It took some time for automated container handling to come to life. ECT, the forerunner in this type of container handling, commissioned its first automated container handling facility in 1992. The terminal was characterised by automated stacking and automated container transport between stack and quay. About 10 years later HHLA’s CTA facility in Hamburg was commissioned. This CTA facility has the same level of automation. For a few years now, interest in automated handling, and especially in automated stacking, has picked up and several projects are now under construction and will be commissioned within a year. Other projects are in the planning stage.
In the majority of these projects only the stack will be automated. Automated transport remains a bridge too far for most terminals. The author was deeply involved in the developments that took place at ECT and since than has been involved in many other automated container handling projects. In recent projects some interesting distinctions in the various automated stack configurations became apparent. Most eye catching is the distinction between 1-track and 2-track configurations. A qualitative comparison of these designs is the topic of this article.
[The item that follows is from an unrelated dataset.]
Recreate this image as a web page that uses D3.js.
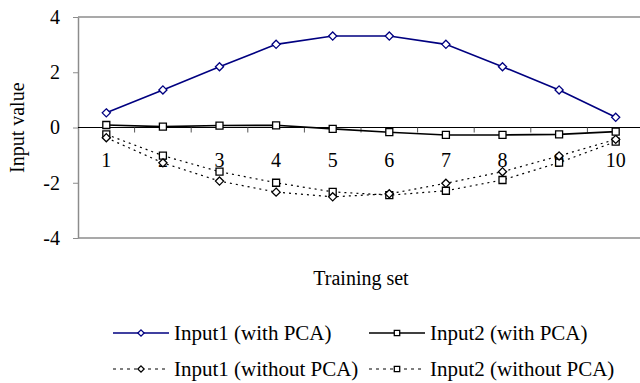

Terminals under construction with automated stacks
The existing ECT ter minal in Rotterdam uses a stack arrangement with one RMG on a track that spans six rows of containers. This will be called the 1 RMG/ 6 W(ide)/ single track configuration. This configuration was chosen because of its simplicity. At the start of the development (1987, contract with SeaLand), this was a giant leap forward in container handling. Of course the single crane arrangement was being recognised as a redundancy threat. For that reason ECT uses a diesel-electric ‘rescue-RMG’ which can be put on the track with relative ease to assist in case of a serious RMG failure (see Figure 1). It is no big surprise that the next development was to cope with this redundancy threat in a more permanent way by permanently putting more RMGs on one block of containers.
The CTA terminal in Hamburg, commissioned in 2002, has an arrangement of two RMGs spanning 10 rows of containers. Surprisingly however, each of these RMGs has its own track and the size of one crane of the pair is such that the other one can pass underneath. RMG height at CTA is “1 over 4” (see Figure 2). For easy reference this configuration will be called: 2 RMG’s/ 10W/ 2 tracks. In Rotterdam the Euromax terminal is now nearing its commissioning date. This terminal will use a 2 RMG/10W/1 track configuration. Also the new APM terminal in Portsmouth, Virginia USA, will start operations soon. This terminal has an automated stack of 2 RMG’s/8W/1 track configuration.
In Antwerp a pilot facility with a 2 RMGs/9W/1 track configuration is now undergoing tests. In Hamburg the redevelopment of the Container Terminal Burchardkai (CTB) is underway and the automated stack will be of the configuration 3 RMGs/10W/2 tracks. In this configuration one of the three cranes is of such dimensions that the other two can pass underneath. The track widths are the same as in the CTA terminal (see Figure 2). However, the stacking height of the RMGs will be ‘1 over 5.’
1- or 2-track configurations, which will be the most favoured?
As can be seen from the mentioned projects there is a wide variety of configurations. The width, length and maximum stacking height will dictate the stacking capacity per block. The most important terminal characteristics such as: the dwell time of the containers, the TEU factor and the required handling speed will dictate how many hooks (spreaders) will be needed to stack and retrieve the containers. This is the reason for the variety in number of RMGs per TEU stacking slot. There has to be a balance between the storage capacity of the block and the performance potential of the RMGs on the block, both at landside as well as at waterside.